Since forming in 1989, Mercury Rev has made a career out of boldly exploring the fringes of artistic perception, channeling colors and sounds and visions that always seem just beyond our mortal reach. The Guardian hailed the group as “a rarity in indie rock: a band who have continually evolved their sound, pushing at the boundaries of what rock music actually means over 25 years, borrowing from jazz, funk, doo-wop, techno, folk and more along the way,” while Rolling Stone praised their “majestic chaos,” and the BBC lauded their “shimmering psychedelic pop, immersive indie-rock, [and] spectacularly engrossing passages of sumptuous instrumentation.” The band’s 1991 debut, ‘Yerself Is Steam,’ landed on Pitchfork’s rundown of the Best Shoegaze Albums of All Time, and their 1998 breakthrough, ‘Deserter’s Songs,’ was named NME’s Album of the Year upon its release. Major festival and television performances around the world solidified their status as that rare group capable of straddling the line between mainstream appeal and progressive musical and technological experimentation, but the band’s journey was also a tumultuous one, full of lineup changes, setbacks, and heartbreak.

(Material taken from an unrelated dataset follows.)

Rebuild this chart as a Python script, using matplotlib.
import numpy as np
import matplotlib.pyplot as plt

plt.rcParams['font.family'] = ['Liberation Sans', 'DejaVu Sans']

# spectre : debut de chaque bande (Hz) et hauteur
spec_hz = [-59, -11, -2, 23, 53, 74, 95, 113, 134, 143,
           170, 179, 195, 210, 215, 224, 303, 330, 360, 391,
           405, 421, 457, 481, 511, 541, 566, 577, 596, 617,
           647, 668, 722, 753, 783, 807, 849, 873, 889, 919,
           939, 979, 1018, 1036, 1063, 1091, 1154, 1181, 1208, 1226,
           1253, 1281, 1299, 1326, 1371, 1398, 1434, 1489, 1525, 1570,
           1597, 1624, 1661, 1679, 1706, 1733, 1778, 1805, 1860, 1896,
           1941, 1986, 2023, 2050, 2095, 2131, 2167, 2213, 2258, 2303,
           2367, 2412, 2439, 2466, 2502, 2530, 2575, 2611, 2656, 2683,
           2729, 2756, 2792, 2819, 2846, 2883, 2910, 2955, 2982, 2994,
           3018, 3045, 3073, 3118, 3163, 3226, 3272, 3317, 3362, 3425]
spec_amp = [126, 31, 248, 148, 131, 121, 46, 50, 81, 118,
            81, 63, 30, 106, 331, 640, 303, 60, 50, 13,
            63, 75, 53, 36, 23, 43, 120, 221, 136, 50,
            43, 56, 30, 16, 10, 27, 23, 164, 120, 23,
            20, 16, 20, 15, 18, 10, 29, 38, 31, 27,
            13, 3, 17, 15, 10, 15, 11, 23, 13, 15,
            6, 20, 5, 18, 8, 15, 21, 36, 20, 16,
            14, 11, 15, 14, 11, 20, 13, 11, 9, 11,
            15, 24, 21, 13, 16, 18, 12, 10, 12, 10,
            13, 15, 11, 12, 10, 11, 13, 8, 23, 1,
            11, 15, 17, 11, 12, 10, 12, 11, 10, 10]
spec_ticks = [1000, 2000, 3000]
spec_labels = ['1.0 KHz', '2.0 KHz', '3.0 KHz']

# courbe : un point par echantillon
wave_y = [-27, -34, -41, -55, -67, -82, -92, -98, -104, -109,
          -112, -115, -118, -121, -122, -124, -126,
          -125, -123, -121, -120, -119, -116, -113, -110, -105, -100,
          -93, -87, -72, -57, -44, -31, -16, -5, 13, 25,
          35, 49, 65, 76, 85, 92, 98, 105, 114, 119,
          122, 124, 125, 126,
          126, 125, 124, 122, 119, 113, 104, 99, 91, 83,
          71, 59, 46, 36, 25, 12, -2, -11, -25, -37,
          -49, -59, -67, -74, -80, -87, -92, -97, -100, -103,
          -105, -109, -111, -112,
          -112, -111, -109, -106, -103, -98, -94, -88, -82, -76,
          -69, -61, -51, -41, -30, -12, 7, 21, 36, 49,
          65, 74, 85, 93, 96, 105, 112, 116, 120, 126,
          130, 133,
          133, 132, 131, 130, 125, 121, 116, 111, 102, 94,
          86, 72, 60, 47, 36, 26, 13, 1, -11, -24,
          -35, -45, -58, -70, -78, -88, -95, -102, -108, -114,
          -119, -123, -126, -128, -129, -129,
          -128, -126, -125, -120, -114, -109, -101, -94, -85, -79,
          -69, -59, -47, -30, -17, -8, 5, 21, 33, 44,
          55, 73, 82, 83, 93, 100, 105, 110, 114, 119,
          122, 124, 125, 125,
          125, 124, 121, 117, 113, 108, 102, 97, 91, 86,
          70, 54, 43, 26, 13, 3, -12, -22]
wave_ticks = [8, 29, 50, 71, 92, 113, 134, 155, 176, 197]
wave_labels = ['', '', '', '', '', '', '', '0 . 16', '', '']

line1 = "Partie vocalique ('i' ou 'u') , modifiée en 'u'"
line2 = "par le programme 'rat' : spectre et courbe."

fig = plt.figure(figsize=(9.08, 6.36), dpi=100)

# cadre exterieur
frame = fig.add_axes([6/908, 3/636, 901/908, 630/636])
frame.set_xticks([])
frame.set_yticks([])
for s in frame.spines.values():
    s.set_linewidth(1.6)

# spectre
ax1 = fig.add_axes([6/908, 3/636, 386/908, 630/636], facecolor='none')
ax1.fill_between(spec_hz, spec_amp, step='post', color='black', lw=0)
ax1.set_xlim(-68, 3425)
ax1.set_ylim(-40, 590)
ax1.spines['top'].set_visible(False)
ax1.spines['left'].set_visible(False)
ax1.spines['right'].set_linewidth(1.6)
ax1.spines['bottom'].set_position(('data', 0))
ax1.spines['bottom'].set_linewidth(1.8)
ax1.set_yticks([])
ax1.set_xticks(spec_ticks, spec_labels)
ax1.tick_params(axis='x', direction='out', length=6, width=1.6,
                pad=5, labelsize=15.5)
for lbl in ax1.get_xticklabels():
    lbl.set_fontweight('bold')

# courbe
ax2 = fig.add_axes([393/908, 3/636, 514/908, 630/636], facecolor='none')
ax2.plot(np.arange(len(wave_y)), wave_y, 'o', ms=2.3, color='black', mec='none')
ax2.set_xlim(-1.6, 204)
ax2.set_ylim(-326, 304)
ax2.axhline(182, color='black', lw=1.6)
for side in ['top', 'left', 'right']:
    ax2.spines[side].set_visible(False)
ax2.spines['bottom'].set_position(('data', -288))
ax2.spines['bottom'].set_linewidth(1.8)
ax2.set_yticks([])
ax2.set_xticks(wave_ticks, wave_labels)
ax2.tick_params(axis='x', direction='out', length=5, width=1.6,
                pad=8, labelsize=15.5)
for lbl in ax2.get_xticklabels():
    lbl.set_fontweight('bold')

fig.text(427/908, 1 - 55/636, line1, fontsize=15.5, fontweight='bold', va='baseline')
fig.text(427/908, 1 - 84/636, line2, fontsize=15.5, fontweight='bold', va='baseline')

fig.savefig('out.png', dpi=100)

“We made a record in 1995 called ‘See You On The Other Side,’ and that, to us, was the gem,” reflects Donahue. “No one else seemed to understand it at the time, though, and looking back, I think there’s an emotional parallel between our experience with that album and Bobbie’s experience with ‘The Delta Sweete.’ Listening to Bobbie’s record and understanding the context, we could feel our own sympathetic strings being strummed.”
Ultimately, ‘The Delta Sweete Revisited’ is about much more than recognition or reward. It’s a tribute to the enduring legacy of an artist who forged a path for so many to follow, a testament to the power of our connection to the music that speaks to our most intimate selves, a timely contribution to a dialogue about autonomy and equality that stretches far beyond the art itself.
“When we heard the final playback of Bobbie’s songs with each of these women singing, we realized we were part of something much bigger than ourselves,” concludes Donahue. “As an artist, there’s nothing that tops that.”